THE BANALITY AND THE ECSTASY

CFS CARPIt never occurred to me that I would draw it later.  Why draw banality?

During our Ottawa trip, (previous page about Ottawa here), we went to the Diefenbunker.   The Diefenbunker is a relic of the Cold War.  Another name for the facility is the Cold War Museum of Ottawa.

The technical name for the facility is CFS CARP.  CFS stands for Canadian Forces Station, and it is located in the rural farming community of Carp, Ontario, which is about 30 miles outside of Ottawa.

The facility was designed to house the government of Canada during a nuclear war.  It was built in the late 50s.  It has four floors, all of them underground.  You enter the facility via a long underground tunnel.  And this tunnel leads to the entry, which has 35 cm thick steel bank vault type doors.  Once inside, it feels like you might be in a ship;  narrow corridors with door after door either side of the corridor.  The construction, colors and materials are of the most bland and utilitarian combination imaginable.  The entire structure was early cold war military spec.

It was designed to house 500 people for 30 days of self sufficiency.  There are underground cisterns.  Underground fuel tanks.  The top layer of concrete is 10 meters thick.  The foundation of the structure is supported on a series of spring mounts, which are designed to help buffer the structure from the shock of nearby atomic explosions.

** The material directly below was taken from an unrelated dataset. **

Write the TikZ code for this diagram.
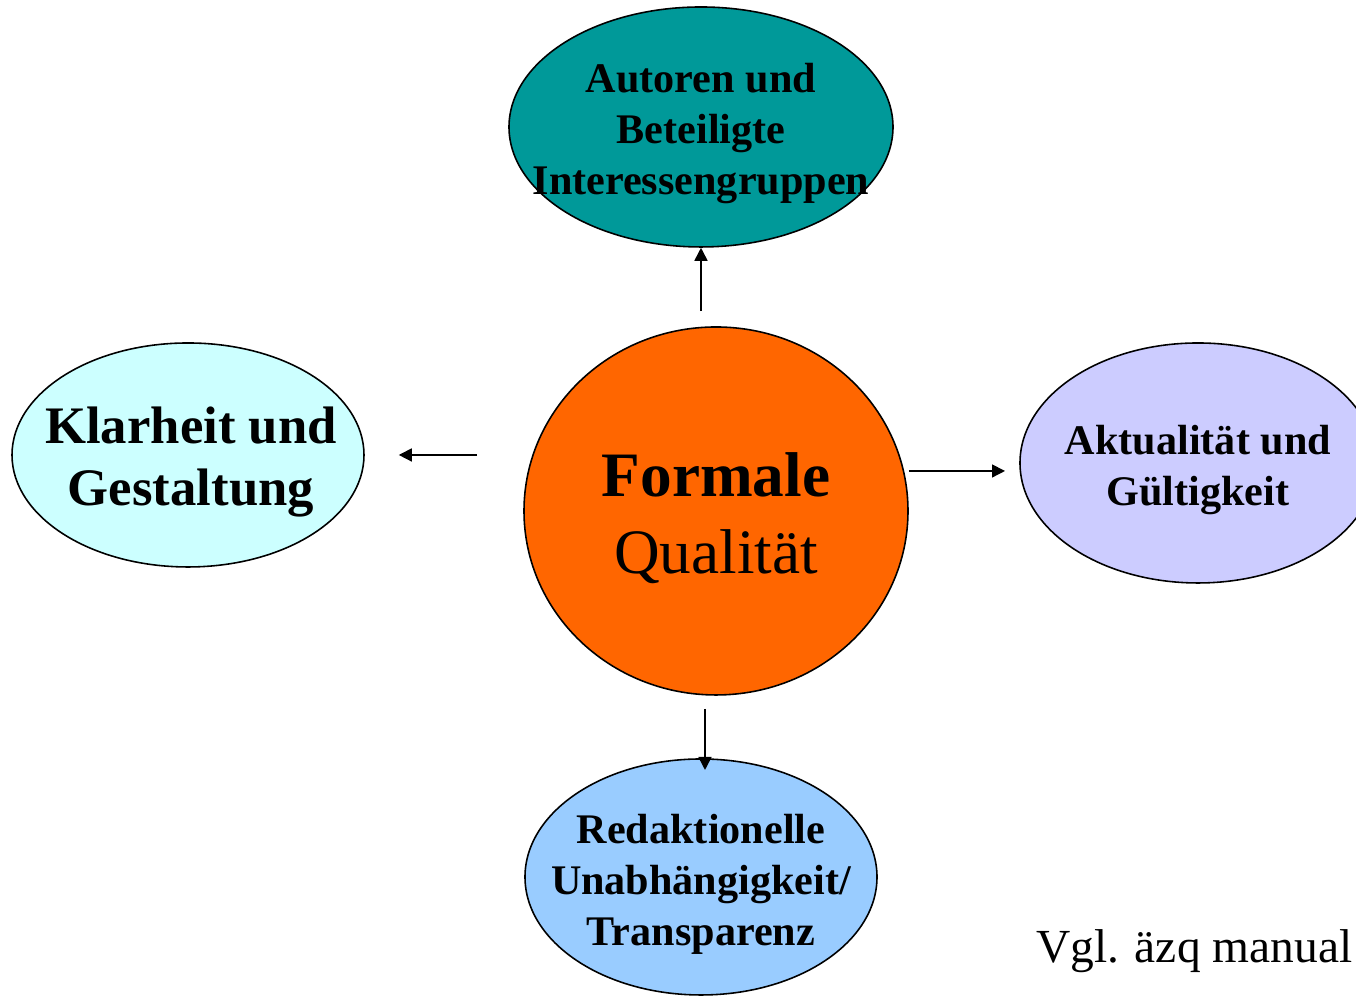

The basic shape is a square floor plate extruded into a basic box.  An incredibly interesting feature is the small box that is separate from the main box.  These two boxes are connected via a tunnel.  And the small box was designed to house the gold of Canada.  So in the late 50s, with the specter of total nuclear war, their best solution was to create a people box, and a gold box.  And because you have to go thru the people box to get to the gold box, it would seem that the most precious thing this structure is designed to protect is the gold.

These two boxes can be seen in my drawing above.  The only other architectural element is the underground tunnel, which is what you first enter to get to the bunker, and that can also be seen in the drawing.  I used a Choisey One Point perspective construction.

TRANSPARENT DRAWING

There are not many drawings on the web describing the Diefenbunker.  That may be because of security.  It was decommissioned only in the mid 1990s.

And the most profound part of our experience in the bunker were sets of musical performances.  The evening that we were there, about 30 musical groups played thru out.  These were either solo performers or pairs of performers.  And all of them played musical selections that they considered to be appropriate for the cold war.  For example, one oboist played part of a Shostakovich symphony, given Stalin’s approval of the composer.  One soloist played a zither.  Another played a theremin.  A duo played a violin and drums.  If I would have had to come up with something to play, I might have gone with Pink Floyd’s Wish You Were Here, played say a third above the root.

As you walked thru this cold war relic, there was this haunting music emanating from all parts of the bunker.  Walking thru the corridor, the musical landscape would change as you left one performance in one room and then came upon another.  Like I said, it was absolutely profound.

Without overstating it, the limits of what human beings are capable of were on full display.  There was the potential for limitless human carnage and a banal architectural response to that.  And there was the ecstatic and limitless beauty of the music.